FM frontman Steve Overland has always seemed to keep himself busy, but the release of the Overland album ‘Epic’ in 2014 kicked off an especially prolific period for the British rock vocalist. The new, eponymously named band didn’t necessarily offer anything radically different from his “day job”, but in guitarist Christian Wolff and drummer Jay Schellen, he found new collaborators that worked very well with his still great voice. Between making three excellent studio albums with FM between 2015 and 2018, Steve also found time to record a fifth album with Shadowman (his on/off project with Thunder members Chris Childs and Harry James), a second Overland album, and even join a new band, Groundbreaker.

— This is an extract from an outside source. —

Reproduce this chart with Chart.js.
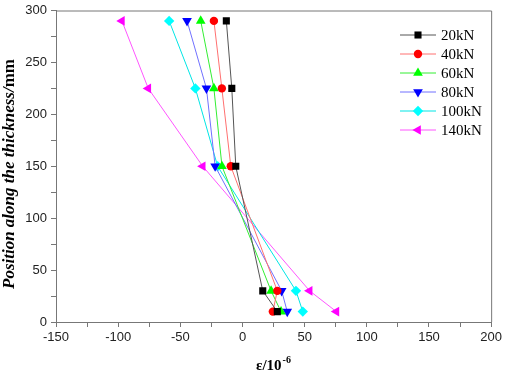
<!DOCTYPE html>
<html>
<head>
<meta charset="utf-8">
<script src="https://cdn.jsdelivr.net/npm/chart.js@4/dist/chart.umd.min.js"></script>
<style>
    html, body { margin: 0; padding: 0; background: #fff; }
    #wrap { width: 505px; height: 372px; position: relative; }
</style>
</head>
<body>
<div id="wrap"><canvas id="strainChart"></canvas></div>
<script>
// thickness positions (mm), top to bottom
const positions = [290, 225, 150, 30, 10];

// strain (x 10^-6) for each load
const strain20kN = [-13, -8.6, -5.4, 16.3, 28];
const strain40kN = [-23, -16.6, -9.4, 28, 24.4];
const strain60kN = [-33.6, -23, -16.5, 23, 31];
const strain80kN = [-44.6, -29, -22, 31.5, 36];
const strain100kN = [-59, -37.9, -20, 43, 48.5];
const strain140kN = [-97, -75.8, -32, 54, 75.5];

const loadLabels = ['20kN', '40kN', '60kN', '80kN', '100kN', '140kN'];

const xTicks = [-150, -100, -50, 0, 50, 100, 150, 200];
const yTicks = [0, 50, 100, 150, 200, 250, 300];

(function () {
    'use strict';

    const series = [strain20kN, strain40kN, strain60kN, strain80kN, strain100kN, strain140kN];
    const styles = [
        { line: '#555555', fill: '#000000', shape: 'rect', r: 5, rot: 0 },
        { line: '#ff7070', fill: '#ff0000', shape: 'circle', r: 4.2, rot: 0 },
        { line: '#33ee33', fill: '#00ff00', shape: 'triangle', r: 5.6, rot: 0 },
        { line: '#7070ff', fill: '#0000ff', shape: 'triangle', r: 5.6, rot: 180 },
        { line: '#00e5e5', fill: '#00ffff', shape: 'rectRot', r: 5.2, rot: 0 },
        { line: '#ff55ff', fill: '#ff00ff', shape: 'triangle', r: 5.6, rot: 270 }
    ];

    const datasets = series.map((vals, i) => ({
        label: loadLabels[i],
        data: vals.map((v, k) => ({ x: v, y: positions[k] })),
        showLine: true,
        borderColor: styles[i].line,
        borderWidth: 1,
        pointStyle: styles[i].shape,
        pointRotation: styles[i].rot,
        pointRadius: styles[i].r,
        pointBackgroundColor: styles[i].fill,
        pointBorderColor: styles[i].fill,
        pointBorderWidth: 0,
        tension: 0
    }));

    // frame, legend and axis titles
    const decorations = {
        id: 'decorations',
        afterDraw(chart) {
            const ctx = chart.ctx;
            const area = chart.chartArea;
            ctx.save();

            ctx.strokeStyle = '#777';
            ctx.lineWidth = 1;
            ctx.beginPath();
            ctx.moveTo(area.left, area.top + 0.5);
            ctx.lineTo(area.right + 0.5, area.top + 0.5);
            ctx.lineTo(area.right + 0.5, area.bottom);
            ctx.stroke();

            // legend
            styles.forEach((s, i) => {
                const y = 35 + i * 19;
                ctx.strokeStyle = s.line;
                ctx.lineWidth = 1;
                ctx.beginPath();
                ctx.moveTo(400, y);
                ctx.lineTo(436, y);
                ctx.stroke();
                ctx.fillStyle = s.fill;
                ctx.strokeStyle = s.fill;
                Chart.helpers.drawPoint(ctx, { pointStyle: s.shape, rotation: s.rot, radius: s.r, borderWidth: 0 }, 418, y);
                ctx.fillStyle = '#000';
                ctx.font = '15px "Liberation Serif", serif';
                ctx.textAlign = 'left';
                ctx.textBaseline = 'middle';
                ctx.fillText(loadLabels[i], 441, y + 1);
            });

            // y title, mixed style
            const partA = 'Position along the thickness/';
            const partB = 'mm';
            const fontA = 'italic bold 17px "Liberation Serif", serif';
            const fontB = 'bold 17px "Liberation Serif", serif';
            ctx.font = fontA;
            const wA = ctx.measureText(partA).width;
            ctx.font = fontB;
            const wB = ctx.measureText(partB).width;
            ctx.translate(14, 174);
            ctx.rotate(-Math.PI / 2);
            ctx.fillStyle = '#000';
            ctx.textBaseline = 'alphabetic';
            ctx.textAlign = 'left';
            const start = -(wA + wB) / 2;
            ctx.font = fontA;
            ctx.fillText(partA, start, 0);
            ctx.font = fontB;
            ctx.fillText(partB, start + wA, 0);
            ctx.setTransform(1, 0, 0, 1, 0, 0);

            // x title with superscript
            ctx.font = 'bold 15px "Liberation Serif", serif';
            const base = 'ε/10';
            const wBase = ctx.measureText(base).width;
            ctx.font = 'bold 10px "Liberation Serif", serif';
            const sup = '-6';
            const wSup = ctx.measureText(sup).width;
            const x0 = 273 - (wBase + wSup) / 2;
            ctx.font = 'bold 15px "Liberation Serif", serif';
            ctx.fillText(base, x0, 370);
            ctx.font = 'bold 10px "Liberation Serif", serif';
            ctx.fillText(sup, x0 + wBase + 1, 363);

            ctx.restore();
        }
    };

    document.addEventListener('DOMContentLoaded', function () {
        const canvas = document.getElementById('strainChart');
        new Chart(canvas.getContext('2d'), {
            type: 'scatter',
            data: { datasets: datasets },
            options: {
                responsive: true,
                maintainAspectRatio: false,
                animation: false,
                layout: { padding: { left: 0, right: 11, top: 0, bottom: 0 } },
                plugins: {
                    legend: { display: false },
                    tooltip: { enabled: false }
                },
                scales: {
                    x: {
                        type: 'linear',
                        min: xTicks[0],
                        max: xTicks[xTicks.length - 1],
                        afterFit(scale) { scale.height = 50; },
                        border: { color: '#777', width: 1 },
                        grid: { drawOnChartArea: false, drawTicks: true, tickLength: 5, color: '#777' },
                        ticks: {
                            stepSize: 25,
                            autoSkip: false,
                            maxRotation: 0,
                            padding: 3,
                            color: '#222',
                            font: { family: '"Liberation Sans", Arial, sans-serif', size: 13 },
                            callback: v => (xTicks.includes(v) ? v : '')
                        }
                    },
                    y: {
                        type: 'linear',
                        min: yTicks[0],
                        max: yTicks[yTicks.length - 1],
                        afterFit(scale) { scale.width = 56; },
                        border: { color: '#777', width: 1 },
                        grid: { drawOnChartArea: false, drawTicks: true, tickLength: 5, color: '#777' },
                        ticks: {
                            stepSize: 25,
                            autoSkip: false,
                            padding: 4,
                            color: '#222',
                            font: { family: '"Liberation Sans", Arial, sans-serif', size: 13, lineHeight: 1 },
                            callback: v => (yTicks.includes(v) ? v : '')
                        }
                    }
                }
            },
            plugins: [decorations]
        });
    });
})();
</script>
</body>
</html>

The new band mined a further seam of classic AOR sounds, and their debut album – as with so many Overland related projects – was a great vehicle for his voice. In addition, it allowed Work of Art’s Robert Sall to work with some slightly tougher sounds on occasion, and it was clear from the start that this new musical union had a strong heart. Unafraid to recycle a lot of genre tropes and lyrical clichés in songs like ‘The Days of Our Life’, ‘Eighteen Till I Die’ (nowhere near as embarrassing as the Bryan Adams tune of the same name), and ‘Standing Up For Love’, the band’s moniker was certainly chosen for its tongue in cheek qualities, but the album gave genre fans a great deal to enjoy.